◆ Exercise prompt
Copy the lines of the data below exactly, starting at the first and stopping after the line that contains "panel(axC, cgi_mean, cgi_sd, cgi_labels, (0, 6), range(0, 7))"; include no pictures.

** Begin Data extract **

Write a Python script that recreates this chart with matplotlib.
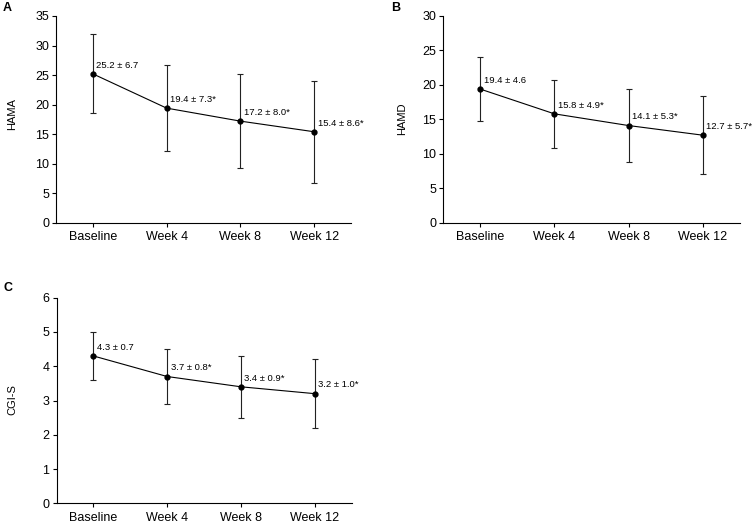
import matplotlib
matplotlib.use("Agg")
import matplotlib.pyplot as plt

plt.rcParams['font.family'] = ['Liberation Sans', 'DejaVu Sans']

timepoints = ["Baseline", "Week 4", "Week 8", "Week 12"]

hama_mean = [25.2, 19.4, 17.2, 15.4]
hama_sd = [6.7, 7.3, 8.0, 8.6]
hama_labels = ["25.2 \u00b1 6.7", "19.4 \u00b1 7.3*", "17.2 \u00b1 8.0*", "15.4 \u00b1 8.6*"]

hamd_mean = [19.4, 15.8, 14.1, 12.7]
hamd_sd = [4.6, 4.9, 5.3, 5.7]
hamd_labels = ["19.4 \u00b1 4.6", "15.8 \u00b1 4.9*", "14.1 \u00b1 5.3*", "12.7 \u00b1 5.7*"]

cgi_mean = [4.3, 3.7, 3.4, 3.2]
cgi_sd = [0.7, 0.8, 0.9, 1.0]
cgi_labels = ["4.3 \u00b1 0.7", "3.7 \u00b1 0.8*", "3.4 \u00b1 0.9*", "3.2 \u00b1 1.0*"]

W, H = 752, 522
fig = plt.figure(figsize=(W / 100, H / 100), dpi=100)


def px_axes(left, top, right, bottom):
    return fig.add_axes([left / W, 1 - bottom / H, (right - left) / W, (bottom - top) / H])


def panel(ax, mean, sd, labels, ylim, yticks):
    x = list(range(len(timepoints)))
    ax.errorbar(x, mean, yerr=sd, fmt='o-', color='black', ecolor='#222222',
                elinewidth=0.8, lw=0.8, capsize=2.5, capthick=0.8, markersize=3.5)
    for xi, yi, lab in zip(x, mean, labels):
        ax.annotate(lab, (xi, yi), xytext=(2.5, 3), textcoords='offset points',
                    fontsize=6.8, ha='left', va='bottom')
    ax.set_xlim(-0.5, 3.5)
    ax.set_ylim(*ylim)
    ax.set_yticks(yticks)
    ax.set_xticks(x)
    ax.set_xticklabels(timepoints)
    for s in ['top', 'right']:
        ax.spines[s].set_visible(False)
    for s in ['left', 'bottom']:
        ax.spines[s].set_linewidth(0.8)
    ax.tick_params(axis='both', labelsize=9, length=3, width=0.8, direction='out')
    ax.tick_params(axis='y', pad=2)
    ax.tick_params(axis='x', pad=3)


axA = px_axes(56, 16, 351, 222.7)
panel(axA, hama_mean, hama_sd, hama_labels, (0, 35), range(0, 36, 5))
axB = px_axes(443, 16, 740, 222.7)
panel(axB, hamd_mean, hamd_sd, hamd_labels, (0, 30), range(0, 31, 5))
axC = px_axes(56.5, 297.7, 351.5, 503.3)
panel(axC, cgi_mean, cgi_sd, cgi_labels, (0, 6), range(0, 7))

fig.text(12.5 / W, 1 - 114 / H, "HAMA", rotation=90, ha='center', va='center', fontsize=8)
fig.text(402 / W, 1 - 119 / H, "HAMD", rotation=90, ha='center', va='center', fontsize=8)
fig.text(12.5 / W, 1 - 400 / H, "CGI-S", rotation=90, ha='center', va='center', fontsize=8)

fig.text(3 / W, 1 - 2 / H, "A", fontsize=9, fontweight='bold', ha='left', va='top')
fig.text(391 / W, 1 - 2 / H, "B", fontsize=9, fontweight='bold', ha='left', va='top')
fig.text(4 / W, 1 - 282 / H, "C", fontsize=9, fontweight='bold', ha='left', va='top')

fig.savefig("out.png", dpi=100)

** End Data extract **

◆ Response
Write a Python script that recreates this chart with matplotlib.
import matplotlib
matplotlib.use("Agg")
import matplotlib.pyplot as plt

plt.rcParams['font.family'] = ['Liberation Sans', 'DejaVu Sans']

timepoints = ["Baseline", "Week 4", "Week 8", "Week 12"]

hama_mean = [25.2, 19.4, 17.2, 15.4]
hama_sd = [6.7, 7.3, 8.0, 8.6]
hama_labels = ["25.2 \u00b1 6.7", "19.4 \u00b1 7.3*", "17.2 \u00b1 8.0*", "15.4 \u00b1 8.6*"]

hamd_mean = [19.4, 15.8, 14.1, 12.7]
hamd_sd = [4.6, 4.9, 5.3, 5.7]
hamd_labels = ["19.4 \u00b1 4.6", "15.8 \u00b1 4.9*", "14.1 \u00b1 5.3*", "12.7 \u00b1 5.7*"]

cgi_mean = [4.3, 3.7, 3.4, 3.2]
cgi_sd = [0.7, 0.8, 0.9, 1.0]
cgi_labels = ["4.3 \u00b1 0.7", "3.7 \u00b1 0.8*", "3.4 \u00b1 0.9*", "3.2 \u00b1 1.0*"]

W, H = 752, 522
fig = plt.figure(figsize=(W / 100, H / 100), dpi=100)


def px_axes(left, top, right, bottom):
    return fig.add_axes([left / W, 1 - bottom / H, (right - left) / W, (bottom - top) / H])


def panel(ax, mean, sd, labels, ylim, yticks):
    x = list(range(len(timepoints)))
    ax.errorbar(x, mean, yerr=sd, fmt='o-', color='black', ecolor='#222222',
                elinewidth=0.8, lw=0.8, capsize=2.5, capthick=0.8, markersize=3.5)
    for xi, yi, lab in zip(x, mean, labels):
        ax.annotate(lab, (xi, yi), xytext=(2.5, 3), textcoords='offset points',
                    fontsize=6.8, ha='left', va='bottom')
    ax.set_xlim(-0.5, 3.5)
    ax.set_ylim(*ylim)
    ax.set_yticks(yticks)
    ax.set_xticks(x)
    ax.set_xticklabels(timepoints)
    for s in ['top', 'right']:
        ax.spines[s].set_visible(False)
    for s in ['left', 'bottom']:
        ax.spines[s].set_linewidth(0.8)
    ax.tick_params(axis='both', labelsize=9, length=3, width=0.8, direction='out')
    ax.tick_params(axis='y', pad=2)
    ax.tick_params(axis='x', pad=3)


axA = px_axes(56, 16, 351, 222.7)
panel(axA, hama_mean, hama_sd, hama_labels, (0, 35), range(0, 36, 5))
axB = px_axes(443, 16, 740, 222.7)
panel(axB, hamd_mean, hamd_sd, hamd_labels, (0, 30), range(0, 31, 5))
axC = px_axes(56.5, 297.7, 351.5, 503.3)
panel(axC, cgi_mean, cgi_sd, cgi_labels, (0, 6), range(0, 7))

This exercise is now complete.